Exercise details:
Print word for word the first line of the listing below and every line after it, through the line with "ha='center', va='bottom', fontsize=14.5, color='#333333')". Leave out the pictures and the rest.

Collected data:
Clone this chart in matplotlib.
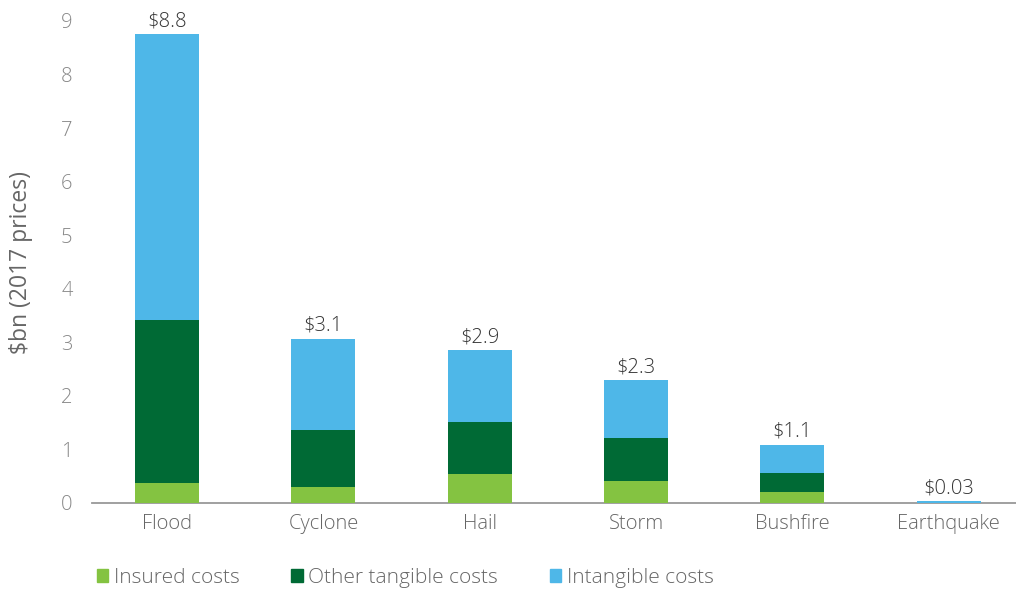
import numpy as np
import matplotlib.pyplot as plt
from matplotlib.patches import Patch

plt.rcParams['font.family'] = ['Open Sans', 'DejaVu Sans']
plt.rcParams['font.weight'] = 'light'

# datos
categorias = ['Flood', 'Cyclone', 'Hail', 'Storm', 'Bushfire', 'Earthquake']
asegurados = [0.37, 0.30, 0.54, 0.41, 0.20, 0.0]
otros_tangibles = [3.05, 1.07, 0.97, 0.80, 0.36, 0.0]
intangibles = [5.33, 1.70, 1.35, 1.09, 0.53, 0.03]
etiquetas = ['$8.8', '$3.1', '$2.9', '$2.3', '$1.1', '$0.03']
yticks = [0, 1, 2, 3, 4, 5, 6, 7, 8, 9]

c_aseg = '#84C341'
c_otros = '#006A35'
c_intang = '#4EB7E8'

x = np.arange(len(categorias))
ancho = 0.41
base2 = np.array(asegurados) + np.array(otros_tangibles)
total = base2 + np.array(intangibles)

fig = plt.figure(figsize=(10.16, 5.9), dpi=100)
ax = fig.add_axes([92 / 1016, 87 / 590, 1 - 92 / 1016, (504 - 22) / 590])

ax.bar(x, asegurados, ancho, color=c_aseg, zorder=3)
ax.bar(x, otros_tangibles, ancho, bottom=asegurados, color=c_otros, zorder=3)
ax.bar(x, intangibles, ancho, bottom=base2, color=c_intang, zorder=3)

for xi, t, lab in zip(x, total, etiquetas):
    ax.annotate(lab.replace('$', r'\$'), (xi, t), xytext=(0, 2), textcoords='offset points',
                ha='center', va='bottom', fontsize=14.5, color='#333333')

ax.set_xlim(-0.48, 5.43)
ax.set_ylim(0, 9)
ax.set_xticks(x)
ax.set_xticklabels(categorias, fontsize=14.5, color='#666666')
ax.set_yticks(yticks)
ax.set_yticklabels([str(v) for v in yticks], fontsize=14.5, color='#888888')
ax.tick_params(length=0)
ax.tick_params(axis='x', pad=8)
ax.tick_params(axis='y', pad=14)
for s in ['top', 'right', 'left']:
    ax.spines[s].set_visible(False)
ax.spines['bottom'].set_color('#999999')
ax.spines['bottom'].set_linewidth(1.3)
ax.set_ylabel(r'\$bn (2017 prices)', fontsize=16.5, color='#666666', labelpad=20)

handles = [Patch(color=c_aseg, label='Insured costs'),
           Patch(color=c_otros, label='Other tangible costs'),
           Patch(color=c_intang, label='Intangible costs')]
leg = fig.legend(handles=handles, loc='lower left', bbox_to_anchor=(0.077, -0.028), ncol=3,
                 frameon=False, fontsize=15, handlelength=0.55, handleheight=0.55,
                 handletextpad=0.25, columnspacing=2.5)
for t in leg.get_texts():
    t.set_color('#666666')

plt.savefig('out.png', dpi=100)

Task solution:
Clone this chart in matplotlib.
import numpy as np
import matplotlib.pyplot as plt
from matplotlib.patches import Patch

plt.rcParams['font.family'] = ['Open Sans', 'DejaVu Sans']
plt.rcParams['font.weight'] = 'light'

# datos
categorias = ['Flood', 'Cyclone', 'Hail', 'Storm', 'Bushfire', 'Earthquake']
asegurados = [0.37, 0.30, 0.54, 0.41, 0.20, 0.0]
otros_tangibles = [3.05, 1.07, 0.97, 0.80, 0.36, 0.0]
intangibles = [5.33, 1.70, 1.35, 1.09, 0.53, 0.03]
etiquetas = ['$8.8', '$3.1', '$2.9', '$2.3', '$1.1', '$0.03']
yticks = [0, 1, 2, 3, 4, 5, 6, 7, 8, 9]

c_aseg = '#84C341'
c_otros = '#006A35'
c_intang = '#4EB7E8'

x = np.arange(len(categorias))
ancho = 0.41
base2 = np.array(asegurados) + np.array(otros_tangibles)
total = base2 + np.array(intangibles)

fig = plt.figure(figsize=(10.16, 5.9), dpi=100)
ax = fig.add_axes([92 / 1016, 87 / 590, 1 - 92 / 1016, (504 - 22) / 590])

ax.bar(x, asegurados, ancho, color=c_aseg, zorder=3)
ax.bar(x, otros_tangibles, ancho, bottom=asegurados, color=c_otros, zorder=3)
ax.bar(x, intangibles, ancho, bottom=base2, color=c_intang, zorder=3)

for xi, t, lab in zip(x, total, etiquetas):
    ax.annotate(lab.replace('$', r'\$'), (xi, t), xytext=(0, 2), textcoords='offset points',
                ha='center', va='bottom', fontsize=14.5, color='#333333')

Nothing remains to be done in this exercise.